15th Oct 2015 07:00
15 October 2015
Arria NLG plc ("Arria" or the "Company")
Subscription agreement with Lanstead Capital L.P.,
funding update and notice of general meeting
Arria NLG plc (AIM:NLG) is pleased to announce that it has entered into two subscription agreements with Lanstead Capital L.P. ("Lanstead"), an institutional investor, together with related sharing agreements.

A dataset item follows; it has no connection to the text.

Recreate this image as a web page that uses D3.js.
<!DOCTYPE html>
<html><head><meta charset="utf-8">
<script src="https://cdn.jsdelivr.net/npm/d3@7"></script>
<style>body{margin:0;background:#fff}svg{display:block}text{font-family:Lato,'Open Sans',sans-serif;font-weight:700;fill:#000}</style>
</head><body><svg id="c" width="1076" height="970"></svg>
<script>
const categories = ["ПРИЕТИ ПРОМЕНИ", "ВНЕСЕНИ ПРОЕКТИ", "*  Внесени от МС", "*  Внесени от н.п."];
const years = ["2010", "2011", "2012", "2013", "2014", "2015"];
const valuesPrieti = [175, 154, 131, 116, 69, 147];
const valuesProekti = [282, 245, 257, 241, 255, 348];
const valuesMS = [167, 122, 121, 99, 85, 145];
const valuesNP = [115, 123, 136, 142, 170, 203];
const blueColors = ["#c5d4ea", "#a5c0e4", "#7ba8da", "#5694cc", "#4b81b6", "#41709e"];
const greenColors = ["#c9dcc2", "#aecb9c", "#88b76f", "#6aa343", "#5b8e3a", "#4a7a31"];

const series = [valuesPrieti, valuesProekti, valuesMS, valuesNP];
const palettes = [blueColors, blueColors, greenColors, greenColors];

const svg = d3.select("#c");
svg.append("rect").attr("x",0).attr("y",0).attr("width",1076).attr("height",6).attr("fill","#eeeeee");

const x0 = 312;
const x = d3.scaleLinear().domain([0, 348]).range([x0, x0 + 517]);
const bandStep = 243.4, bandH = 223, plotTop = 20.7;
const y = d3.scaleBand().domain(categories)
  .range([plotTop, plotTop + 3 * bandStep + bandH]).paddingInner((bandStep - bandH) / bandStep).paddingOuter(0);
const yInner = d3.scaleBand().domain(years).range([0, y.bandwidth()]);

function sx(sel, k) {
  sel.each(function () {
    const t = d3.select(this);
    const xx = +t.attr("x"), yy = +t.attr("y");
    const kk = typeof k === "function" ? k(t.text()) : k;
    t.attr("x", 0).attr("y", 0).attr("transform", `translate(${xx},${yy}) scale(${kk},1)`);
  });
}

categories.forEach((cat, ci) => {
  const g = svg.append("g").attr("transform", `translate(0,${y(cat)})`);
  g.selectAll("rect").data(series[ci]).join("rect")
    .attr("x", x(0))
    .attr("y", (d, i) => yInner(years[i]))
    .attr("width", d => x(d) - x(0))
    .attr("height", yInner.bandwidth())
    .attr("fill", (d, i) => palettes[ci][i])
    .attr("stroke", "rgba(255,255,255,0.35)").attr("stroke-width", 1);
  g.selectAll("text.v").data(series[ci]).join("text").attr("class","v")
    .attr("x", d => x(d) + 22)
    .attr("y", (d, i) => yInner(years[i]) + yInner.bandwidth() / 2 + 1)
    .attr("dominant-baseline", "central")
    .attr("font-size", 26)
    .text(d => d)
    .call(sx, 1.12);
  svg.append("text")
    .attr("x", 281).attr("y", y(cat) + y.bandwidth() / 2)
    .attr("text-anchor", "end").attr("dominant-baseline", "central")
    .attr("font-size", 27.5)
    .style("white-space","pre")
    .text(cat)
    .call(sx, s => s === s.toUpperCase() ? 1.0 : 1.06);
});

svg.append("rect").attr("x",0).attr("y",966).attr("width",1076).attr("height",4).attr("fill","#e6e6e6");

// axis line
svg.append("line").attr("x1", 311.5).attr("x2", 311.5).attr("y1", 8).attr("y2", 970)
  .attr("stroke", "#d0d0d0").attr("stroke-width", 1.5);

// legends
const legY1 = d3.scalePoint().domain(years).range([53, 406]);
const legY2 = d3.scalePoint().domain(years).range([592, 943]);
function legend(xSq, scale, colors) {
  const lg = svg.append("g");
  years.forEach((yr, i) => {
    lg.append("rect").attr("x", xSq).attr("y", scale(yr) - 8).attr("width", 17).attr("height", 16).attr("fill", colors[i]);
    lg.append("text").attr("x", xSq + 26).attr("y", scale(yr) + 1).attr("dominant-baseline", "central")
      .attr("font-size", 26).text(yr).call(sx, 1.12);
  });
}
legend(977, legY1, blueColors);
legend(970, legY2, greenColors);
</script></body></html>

A total of 18,750,000 new ordinary shares of 0.01 pence each in the Company (the "New Ordinary Shares") have been conditionally subscribed for by Lanstead at an issue price of 32 pence (the "Issue Price") per New Ordinary Share (the "Subscription"). 15 per cent. of the £6,000,000 gross proceeds of the Subscription, being £900,000, will be retained by the Company and the balance of £5,100,000 will be pledged by the Company pursuant to two sharing agreements with Lanstead (the "Sharing Agreements"). The Sharing Agreements, details of which are set out below, entitle the Company to receive back those proceeds on a pro rata monthly basis over a period of 18 months, subject to adjustment upwards or downwards each month depending on the Company's share price at the time, as explained in more detail below. The Sharing Agreements provide the opportunity for the Company to benefit from positive future share price performance.

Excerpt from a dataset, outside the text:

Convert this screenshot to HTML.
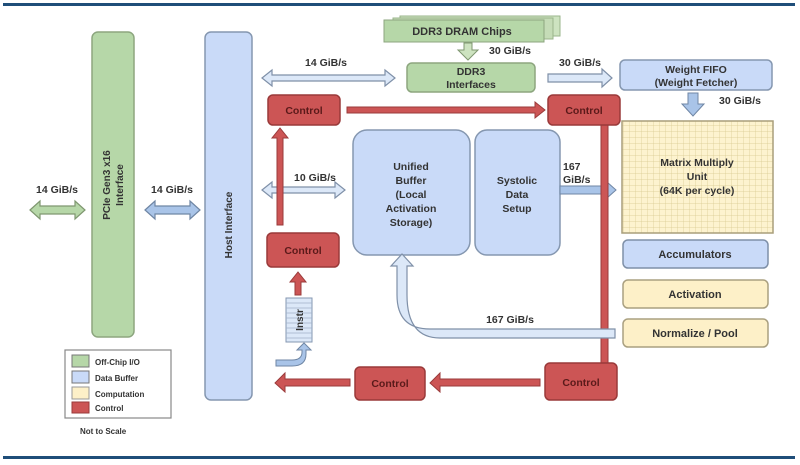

It is the Company's intention to use the total proceeds from the Subscription and the Sharing Agreements in the Company's continuing operations, including for general working capital requirements. The funding will assist the Company's plans for future product releases and its growing sales efforts in the United States.
The Subscription
The Subscription is being conducted in two tranches, due to the Company's current limited authority to issue new shares on a non-preemptive basis.
a) The First Subscription
Pursuant to a conditional subscription agreement between the Company and Lanstead (the "First Subscription Agreement"), 4,687,500 New Ordinary Shares (the "First Subscription Shares") have been allotted to Lanstead at the Issue Price for an aggregate subscription price of £1.5 million before expenses (the "First Subscription"), conditional only upon admission to trading on AIM of the First Subscription Shares ("First Admission"). Application for First Admission has been made to London Stock Exchange and First Admission is expected to become effective on 16 October 2015.

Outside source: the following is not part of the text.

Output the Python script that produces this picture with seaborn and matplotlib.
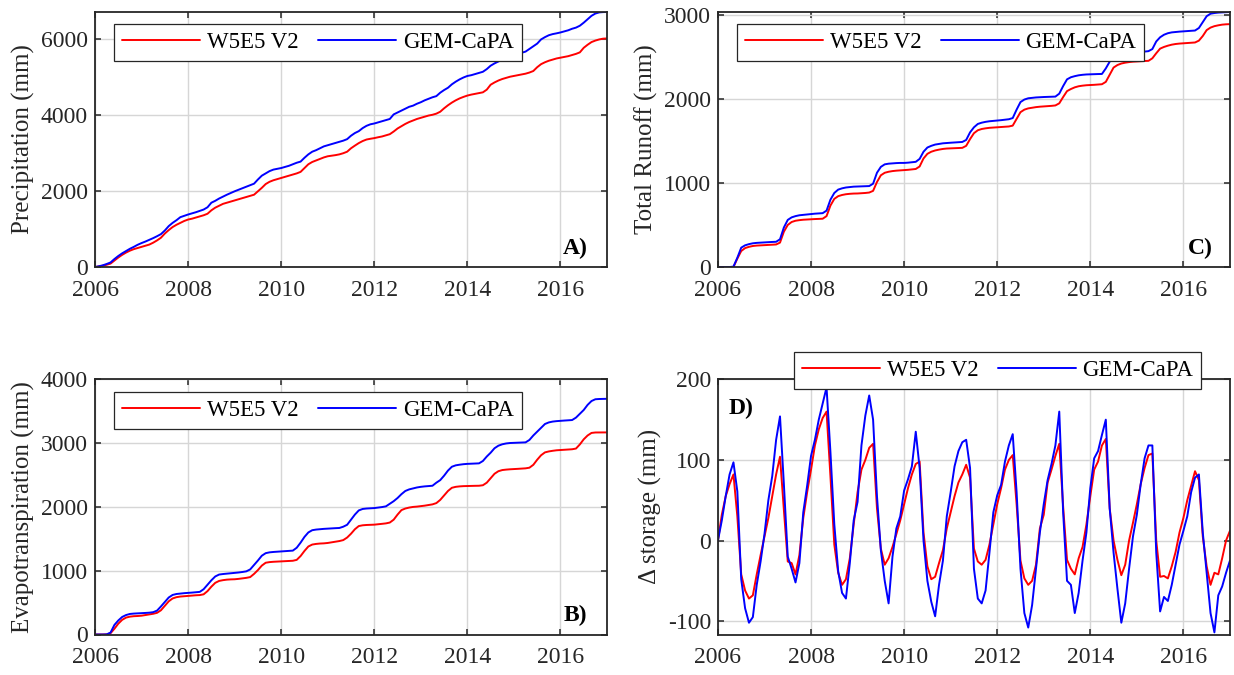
import numpy as np
import pandas as pd
import matplotlib
matplotlib.use("Agg")
import matplotlib.pyplot as plt
import seaborn as sns

# ---------------------------------------------------------------------------
# Monthly series, Jan 2006 .. Jan 2017 (133 values each)
# ---------------------------------------------------------------------------
dates = pd.date_range("2006-01-01", "2017-01-01", freq="MS")
year_frac = dates.year + (dates.month - 1) / 12.0

series_names = ["W5E5 V2", "GEM-CaPA"]
series_colors = {"W5E5 V2": "#ff0000", "GEM-CaPA": "#0000ff"}

# Cumulative precipitation (mm)
precip_w5e5 = [
    0, 15, 35, 60, 90, 170, 250, 320, 380, 430, 470, 500,
    530, 560, 590, 640, 700, 770, 880, 970, 1050, 1110, 1160, 1210,
    1248, 1270, 1300, 1330, 1360, 1400, 1490, 1560, 1610, 1660, 1690, 1720,
    1750, 1780, 1810, 1840, 1870, 1900, 1990, 2080, 2180, 2240, 2280, 2310,
    2340, 2370, 2400, 2430, 2460, 2500, 2600, 2700, 2760, 2800, 2840, 2880,
    2910, 2925, 2940, 2960, 2990, 3030, 3120, 3190, 3256, 3310, 3350, 3370,
    3387, 3410, 3430, 3460, 3490, 3560, 3640, 3700, 3760, 3810, 3850, 3890,
    3920, 3950, 3980, 4000, 4030, 4080, 4170, 4250, 4320, 4380, 4430, 4470,
    4505, 4530, 4550, 4570, 4590, 4660, 4790, 4850, 4900, 4940, 4970, 5000,
    5020, 5040, 5060, 5080, 5110, 5150, 5250, 5330, 5380, 5420, 5450, 5480,
    5500, 5520, 5540, 5570, 5600, 5640, 5760, 5840, 5910, 5950, 5980, 6000,
    6006,
]
precip_gem = [
    0, 20, 45, 80, 120, 210, 290, 360, 420, 480, 530, 585,
    630, 670, 715, 760, 810, 865, 960, 1075, 1160, 1230, 1310, 1345,
    1380, 1410, 1440, 1475, 1510, 1570, 1690, 1740, 1800, 1850, 1900, 1945,
    1990, 2030, 2070, 2110, 2150, 2190, 2300, 2400, 2460, 2520, 2560, 2580,
    2601, 2630, 2660, 2700, 2740, 2770, 2870, 2960, 3030, 3070, 3120, 3170,
    3200, 3230, 3260, 3290, 3320, 3360, 3450, 3520, 3570, 3650, 3710, 3750,
    3771, 3800, 3830, 3860, 3890, 4010, 4060, 4110, 4160, 4210, 4240, 4290,
    4330, 4380, 4420, 4460, 4490, 4580, 4650, 4710, 4800, 4870, 4930, 4980,
    5020, 5040, 5070, 5100, 5130, 5200, 5290, 5350, 5400, 5450, 5500, 5540,
    5580, 5600, 5630, 5660, 5730, 5800, 5870, 5980, 6040, 6090, 6120, 6140,
    6163, 6190, 6220, 6260, 6290, 6340, 6420, 6510, 6600, 6660, 6690, 6698,
    6700,
]

# Cumulative evapotranspiration (mm)
et_w5e5 = [
    0, 0, 0, 2, 20, 90, 170, 230, 265, 280, 287, 290,
    295, 305, 315, 325, 340, 380, 450, 520, 565, 585, 595, 600,
    605, 610, 615, 618, 630, 680, 750, 810, 840, 852, 860, 864,
    866, 872, 880, 888, 900, 950, 1010, 1080, 1125, 1135, 1140, 1143,
    1145, 1148, 1152, 1156, 1170, 1230, 1310, 1380, 1410, 1420, 1426, 1429,
    1435, 1445, 1455, 1465, 1480, 1520, 1580, 1650, 1700, 1712, 1717, 1720,
    1722, 1728, 1735, 1742, 1755, 1800, 1880, 1950, 1975, 1990, 2000, 2005,
    2012, 2020, 2030, 2040, 2060, 2110, 2180, 2250, 2300, 2315, 2322, 2326,
    2328, 2330, 2331, 2332, 2340, 2380, 2450, 2520, 2560, 2578, 2585, 2590,
    2593, 2597, 2601, 2605, 2615, 2660, 2740, 2810, 2855, 2870, 2880, 2888,
    2892, 2896, 2900, 2904, 2915, 2980, 3060, 3120, 3160, 3167, 3168, 3168,
    3168,
]
et_gem = [
    0, 0, 0, 2, 30, 150, 220, 275, 305, 322, 328, 331,
    334, 338, 342, 350, 375, 440, 510, 580, 620, 635, 642, 648,
    652, 657, 662, 668, 710, 780, 850, 910, 940, 948, 954, 960,
    965, 972, 980, 990, 1020, 1090, 1160, 1235, 1275, 1288, 1294, 1298,
    1302, 1306, 1310, 1315, 1360, 1440, 1530, 1600, 1635, 1645, 1651, 1656,
    1660, 1664, 1667, 1670, 1690, 1720, 1800, 1880, 1945, 1968, 1975, 1979,
    1982, 1990, 1998, 2009, 2050, 2090, 2140, 2200, 2250, 2275, 2290, 2305,
    2315, 2322, 2327, 2332, 2380, 2420, 2490, 2570, 2630, 2652, 2662, 2670,
    2675, 2678, 2681, 2683, 2720, 2790, 2850, 2920, 2960, 2982, 2995, 3002,
    3005, 3007, 3009, 3012, 3050, 3120, 3180, 3240, 3300, 3325, 3338, 3345,
    3350, 3354, 3358, 3362, 3400, 3460, 3520, 3600, 3660, 3688, 3692, 3694,
    3695,
]

# Cumulative total runoff (mm)
runoff_w5e5 = [
    0, 0, 0, 0, 0, 100, 190, 225, 240, 250, 255, 257,
    260, 263, 266, 268, 290, 420, 500, 535, 550, 557, 562, 565,
    568, 570, 572, 574, 605, 730, 810, 842, 856, 865, 870, 873,
    874, 877, 880, 885, 905, 1010, 1090, 1120, 1132, 1140, 1145, 1148,
    1150, 1155, 1160, 1165, 1195, 1290, 1345, 1370, 1385, 1395, 1403, 1408,
    1410, 1412, 1414, 1416, 1440, 1520, 1590, 1625, 1640, 1648, 1654, 1657,
    1660, 1663, 1666, 1670, 1680, 1760, 1840, 1870, 1885, 1893, 1900, 1905,
    1908, 1912, 1915, 1920, 1945, 2020, 2090, 2115, 2135, 2148, 2155, 2160,
    2162, 2165, 2168, 2172, 2200, 2285, 2370, 2400, 2418, 2428, 2435, 2440,
    2443, 2446, 2448, 2450, 2480, 2540, 2595, 2615, 2630, 2642, 2650, 2655,
    2658, 2661, 2664, 2668, 2690, 2745, 2815, 2845, 2862, 2872, 2880, 2884,
    2886,
]
runoff_gem = [
    0, 0, 0, 0, 5, 110, 230, 258, 272, 282, 287, 290,
    293, 296, 298, 300, 330, 470, 560, 590, 605, 615, 620, 625,
    630, 634, 637, 640, 670, 800, 880, 920, 935, 945, 950, 955,
    957, 958, 960, 962, 990, 1120, 1190, 1220, 1228, 1232, 1235, 1237,
    1237, 1240, 1245, 1250, 1285, 1370, 1420, 1440, 1455, 1463, 1470, 1474,
    1477, 1480, 1483, 1486, 1510, 1600, 1660, 1700, 1715, 1725, 1732, 1736,
    1739, 1745, 1750, 1756, 1770, 1870, 1960, 1990, 2005, 2010, 2015, 2018,
    2020, 2022, 2024, 2025, 2060, 2150, 2230, 2255, 2268, 2278, 2284, 2288,
    2290, 2292, 2293, 2294, 2360, 2440, 2500, 2525, 2535, 2540, 2545, 2548,
    2550, 2555, 2560, 2565, 2590, 2680, 2730, 2760, 2778, 2788, 2793, 2797,
    2800, 2803, 2806, 2810, 2840, 2910, 2980, 3010, 3018, 3023, 3026, 3028,
    3030,
]

# Change in storage (mm)
storage_w5e5 = [
    0, 32, 55, 70, 82, 30, -42, -62, -72, -68, -42, -18,
    5, 28, 55, 82, 104, 38, -26, -28, -42, -18, 28, 60,
    88, 118, 138, 152, 160, 80, -5, -40, -55, -48, -22, 20,
    60, 88, 100, 115, 120, 40, -10, -30, -22, -8, 8, 25,
    45, 65, 82, 95, 98, 10, -32, -48, -45, -28, -12, 15,
    35, 55, 72, 82, 94, 78, -10, -26, -30, -24, -5, 20,
    45, 65, 88, 100, 106, 45, -25, -47, -55, -50, -30, 15,
    32, 72, 88, 105, 120, 42, -24, -35, -42, -22, -8, 20,
    55, 88, 98, 118, 126, 40, 0, -24, -43, -30, 0, 22,
    45, 70, 90, 106, 108, 0, -45, -44, -47, -32, -14, 10,
    28, 50, 68, 86, 75, 5, -32, -55, -40, -42, -22, 0,
    12,
]
storage_gem = [
    0, 25, 55, 82, 97, 61, -48, -84, -102, -95, -55, -26,
    8, 50, 80, 125, 154, 70, -20, -35, -52, -28, 35, 68,
    105, 125, 150, 170, 190, 110, 20, -38, -65, -72, -28, 25,
    48, 118, 155, 180, 150, 55, -12, -50, -78, -20, 15, 30,
    62, 76, 92, 135, 90, 0, -50, -76, -94, -55, -25, 30,
    60, 92, 111, 122, 125, 90, -35, -72, -78, -62, -15, 35,
    56, 69, 98, 118, 132, 60, -35, -90, -108, -80, -35, 10,
    45, 75, 95, 118, 160, 35, -50, -55, -90, -65, -25, 10,
    65, 102, 111, 131, 150, 40, -15, -60, -102, -78, -35, 5,
    32, 70, 102, 118, 118, -15, -88, -70, -75, -55, -30, -5,
    12, 30, 60, 78, 82, 10, -40, -90, -114, -68, -57, -40,
    -25,
]

# Panel definitions: values, y-label, limits, ticks, tag, figure rectangle,
# legend anchor (axes fraction, upper-left corner), tag placement
panels = [
    dict(w5e5=precip_w5e5, gem=precip_gem, ylabel="Precipitation (mm)",
         ylim=(0, 6700), yticks=[0, 2000, 4000, 6000], tag="A)",
         rect=[0.0770, 0.6044, 0.4149, 0.3778], leg=(0.037, 0.953),
         tagpos=(0.962, 0.05), tag_ha="right"),
    dict(w5e5=runoff_w5e5, gem=runoff_gem, ylabel="Total Runoff (mm)",
         ylim=(0, 3030), yticks=[0, 1000, 2000, 3000], tag="C)",
         rect=[0.5818, 0.6044, 0.4149, 0.3778], leg=(0.037, 0.953),
         tagpos=(0.966, 0.05), tag_ha="right"),
    dict(w5e5=et_w5e5, gem=et_gem, ylabel="Evapotranspiration (mm)",
         ylim=(0, 4000), yticks=[0, 1000, 2000, 3000, 4000], tag="B)",
         rect=[0.0770, 0.0600, 0.4149, 0.3780], leg=(0.037, 0.952),
         tagpos=(0.962, 0.053), tag_ha="right"),
    dict(w5e5=storage_w5e5, gem=storage_gem, ylabel="\u0394 storage (mm)",
         ylim=(-116.6, 200), yticks=[-100, 0, 100, 200], tag="D)",
         rect=[0.5818, 0.0600, 0.4149, 0.3780], leg=(0.148, 1.107),
         tagpos=(0.021, 0.865), tag_ha="left"),
]

sns.set_theme(style="whitegrid")
plt.rcParams["font.family"] = ["Liberation Serif", "DejaVu Serif"]
plt.rcParams["axes.unicode_minus"] = False

dark = "#262626"
fig = plt.figure(figsize=(12.34, 6.75), dpi=100)
fig.patch.set_facecolor("white")

for p in panels:
    ax = fig.add_axes(p["rect"])
    df = pd.DataFrame({
        "year": np.concatenate([year_frac, year_frac]),
        "value": np.concatenate([p["w5e5"], p["gem"]]),
        "source": [series_names[0]] * len(year_frac) + [series_names[1]] * len(year_frac),
    })
    sns.lineplot(data=df, x="year", y="value", hue="source",
                 hue_order=series_names, palette=series_colors,
                 estimator=None, sort=False, linewidth=1.4, ax=ax, legend=False)

    ax.set_xlim(2006, 2017)
    ax.set_ylim(*p["ylim"])
    ax.set_xticks([2006, 2008, 2010, 2012, 2014, 2016])
    ax.set_xticklabels(["2006", "2008", "2010", "2012", "2014", "2016"])
    ax.set_yticks(p["yticks"])
    ax.set_yticklabels([str(v) for v in p["yticks"]])
    ax.set_xlabel("")
    ax.set_ylabel(p["ylabel"], fontsize=18, color=dark, labelpad=4)

    ax.set_facecolor("white")
    ax.grid(True, color="#d6d6d6", linewidth=1.0)
    ax.set_axisbelow(True)
    for side in ["left", "right", "top", "bottom"]:
        ax.spines[side].set_visible(True)
        ax.spines[side].set_color(dark)
        ax.spines[side].set_linewidth(1.3)
    ax.tick_params(axis="both", which="major", direction="in", length=4,
                   width=1.1, color=dark, labelcolor=dark, labelsize=17,
                   top=True, right=True, left=True, bottom=True)
    ax.tick_params(axis="y", pad=5)
    ax.tick_params(axis="x", pad=9)

    handles = ax.get_lines()[:2]
    leg = ax.legend(handles, series_names, loc="upper left",
                    bbox_to_anchor=p["leg"], borderaxespad=0, ncol=2,
                    frameon=True, fancybox=False, framealpha=1,
                    edgecolor=dark, fontsize=16.5, handlelength=3.4,
                    handletextpad=0.3, columnspacing=0.85, borderpad=0.35)
    leg.get_frame().set_linewidth(0.9)
    leg.set_zorder(10)
    for t in leg.get_texts():
        t.set_color("black")

    ax.text(p["tagpos"][0], p["tagpos"][1], p["tag"], transform=ax.transAxes,
            ha=p["tag_ha"], va="baseline", fontsize=17, fontweight="bold",
            color="black")

fig.savefig("out.png", dpi=100, facecolor="white")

£0.225 million of the First Subscription proceeds (being 15 per cent. of the First Subscription) will be retained by the Company and £1.275 million will be pledged to Lanstead under the first of the Sharing Agreements under which Lanstead will then make, subject to the terms and conditions of that Sharing Agreement, monthly settlements (subject to adjustment upwards or downwards) to the Company over 18 months, as detailed below. As a result of entering into the first Sharing Agreement, the aggregate amount received by the Company under the First Subscription and the related Sharing Agreement may be more or less than £1.5 million, as further explained below.
b) The Second Subscription
Pursuant to a conditional subscription agreement between the Company and Lanstead (the "Second Subscription Agreement"), 14,062,500 New Ordinary Shares (the "Second Subscription Shares") will be issued to Lanstead at the Issue Price for an aggregate subscription price of £4.5 million before expenses (the "Second Subscription"). The Second Subscription is conditional, amongst other things, on the approval of the Company's shareholders at a General Meeting (the "GM") of resolutions granting the directors of the Company authority to allot the Second Subscription Shares and dis-applying statutory pre-emption rights in relation to such allotment. Further details of the GM are set out below.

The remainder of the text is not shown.